CHANGE THROUGH COMPASSION

 

 

There is for many a well-established pattern of cruelty and a lack of kindness which forms part of the human response when we are unable to fulfil our own expectations, hopes and dreams. The tragedy of this response is that it is not human at all. It is inhumane, a by-product of anger, ignorance and an absence of clear thinking. How can it be right to torture oneself for not having met one’s own needs and expectations? Especially when the reason for this is often a lack of knowledge, power and resources? Surely if we are unable to do something as a result of ‘lacking’ in some way, the most appropriate response is compassion and understanding. The absence of compassion leads to us being stuck in vicious, self-defeating cycles. The cycle often begins with trying to overcome something that enslaves us and then failing, either because we have not understood the process or we’ve needed something more to enable us to successfully execute the task. As a result of this perceived failure we lash out at ourselves and become crippled by our impatience and insensitivity. The feelings of failure then become hopelessness, despair and even depression, all of which breed doubt, self-pity and fear. The consequence of this is an inability to adequately meet the next challenge and without a different approach, we are almost certain to repeat the cycle again.

 

Compassion is made up of sensitivity, warmth, awareness, tenderness, insight, knowledge and care. It gently feels its way through the tragedy and trauma of the individual, carefully crafting a reasonable and positive pathway through the rubble of uncertainty and despondency.
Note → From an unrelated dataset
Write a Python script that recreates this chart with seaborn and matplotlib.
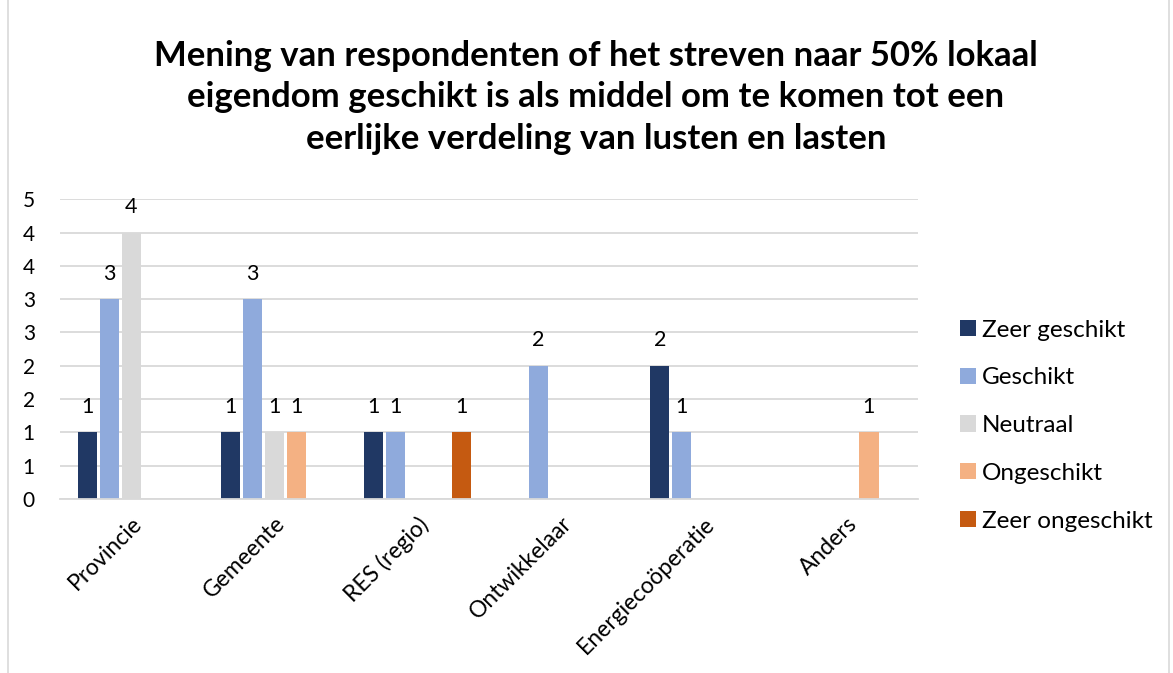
import numpy as np
import pandas as pd
import matplotlib.pyplot as plt
import seaborn as sns
from matplotlib.patches import Rectangle

categories = ["Provincie", "Gemeente", "RES (regio)", "Ontwikkelaar", "Energiecoöperatie", "Anders"]
series = ["Zeer geschikt", "Geschikt", "Neutraal", "Ongeschikt", "Zeer ongeschikt"]
zeer_geschikt = [1, 1, 1, 0, 2, 0]
geschikt = [3, 3, 1, 2, 1, 0]
neutraal = [4, 1, 0, 0, 0, 0]
ongeschikt = [0, 1, 0, 0, 0, 1]
zeer_ongeschikt = [0, 0, 1, 0, 0, 0]
colors = ["#203864", "#8FAADC", "#D9D9D9", "#F4B183", "#C55A11"]
ytick_labels = ["0", "1", "1", "2", "2", "3", "3", "4", "4", "5"]

title = ("Mening van respondenten of het streven naar 50% lokaal\n"
         "eigendom geschikt is als middel om te komen tot een\n"
         "eerlijke verdeling van lusten en lasten")

# long format, zeros are empty cells in the source
rows = []
for name, vals in zip(series, [zeer_geschikt, geschikt, neutraal, ongeschikt, zeer_ongeschikt]):
    for cat, v in zip(categories, vals):
        rows.append({"Categorie": cat, "Reeks": name, "Aantal": v if v > 0 else np.nan})
df = pd.DataFrame(rows)

sns.set_theme(style="white")
plt.rcParams['font.family'] = ['Lato', 'DejaVu Sans']
plt.rcParams['text.color'] = 'black'
plt.rcParams['xtick.color'] = 'black'
plt.rcParams['ytick.color'] = 'black'

fig = plt.figure(figsize=(11.73, 6.73), dpi=100)
ax = fig.add_axes([0.051, 0.2585, 0.732, 0.4455])

sns.barplot(data=df, x="Categorie", y="Aantal", hue="Reeks", hue_order=series,
            order=categories, palette=colors, width=0.77, gap=0.12, ax=ax,
            saturation=1, errorbar=None, linewidth=0)

for cont in ax.containers:
    labels = ["" if np.isnan(v) else f"{v:.0f}" for v in cont.datavalues]
    ax.bar_label(cont, labels=labels, padding=11, fontsize=15.5, color="black")

ax.set_ylim(0, 4.5)
ax.set_yticks(np.arange(0, 4.51, 0.5))
ax.set_yticklabels(ytick_labels, fontsize=15)
ax.set_xlim(-0.5, len(categories) - 0.5)
ax.set_xticks(range(len(categories)))
ax.set_xticklabels(categories, rotation=45, ha="right", rotation_mode="anchor", fontsize=16.5)
ax.set_xlabel("")
ax.set_ylabel("")
ax.grid(axis="y", color="#D9D9D9", linewidth=1.3)
ax.set_axisbelow(True)
for s in ["top", "right", "left"]:
    ax.spines[s].set_visible(False)
ax.spines["bottom"].set_color("#D9D9D9")
ax.spines["bottom"].set_linewidth(1.3)
ax.tick_params(axis="both", length=0, pad=10)
ax.tick_params(axis="y", pad=18)

handles, labs = ax.get_legend_handles_labels()
ax.legend(handles, labs, loc="center left", bbox_to_anchor=(1.023, 0.245),
          frameon=False, fontsize=17.5, handlelength=0.66, handleheight=0.66,
          handletextpad=0.25, labelspacing=1.1)

fig.text(0.508, 0.94, title, ha="center", va="top", fontsize=25, fontweight="bold",
         linespacing=1.35)

fig.patches.append(Rectangle((0.007, -0.01), 0.99, 1.02, transform=fig.transFigure,
                             fill=False, edgecolor="#D9D9D9", linewidth=1.2))

fig.savefig("out.png", dpi=100)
It enables the individual to salvage something from what seems unsalvageable, so that the rubble of fallen hopes and dreams becomes the foundation of a promised land. So, starting from today, try not to brutalise yourself any further. Your brutality only serves to fracture and weaken your self-respect, self-confidence and self-belief. Banish the cruelty that keeps you enslaved to the past and to your mistakes. Understand that freedom begins in the mind, so free yourself from the idea that you are only worthy of being punished and entertain the notion that it is through care and consideration that you are able to become the very best you you can be. Change through the soothing balm of compassion because the alternative is to choke on your cruelty. Ask yourself, what have you achieved with your constant criticism and countless crucifixions? Are you any further along the road of contentment, peace of mind and happiness? If not, maybe it’s time to try offering yourself the hand of kindness.

 

Changing through compassion is not about letting oneself off the hook nor is it the denial of what needs to be faced and resolved. On the contrary, it is a courageous choice. It takes a great deal of effort to swim against the tide of beating up on oneself. After all, that is a response which for many of us now comes without thought and effort. Don’t get caught up in the illusion that it is only when you suffer that you are entitled to any positive gains. The idea ‘where there is no pain there is no gain’ does not tell the whole story of personal growth. There are indeed times where feeling your pain offers liberation and healing but equally, times when the nursing of that pain, the gentle caressing of that wound and the medication of love and care is what is needed for healing and recovery. So when you next feel tempted to berate yourself for not having risen to your ideals, having fallen short of your expectations, pause for a moment and ask yourself, is it better that I batter and beat myself into submission, causing further damage and injury or might I actually achieve what I hope for with the tonic of love? I am sure you will find through your own experience that change comes easiest through compassion.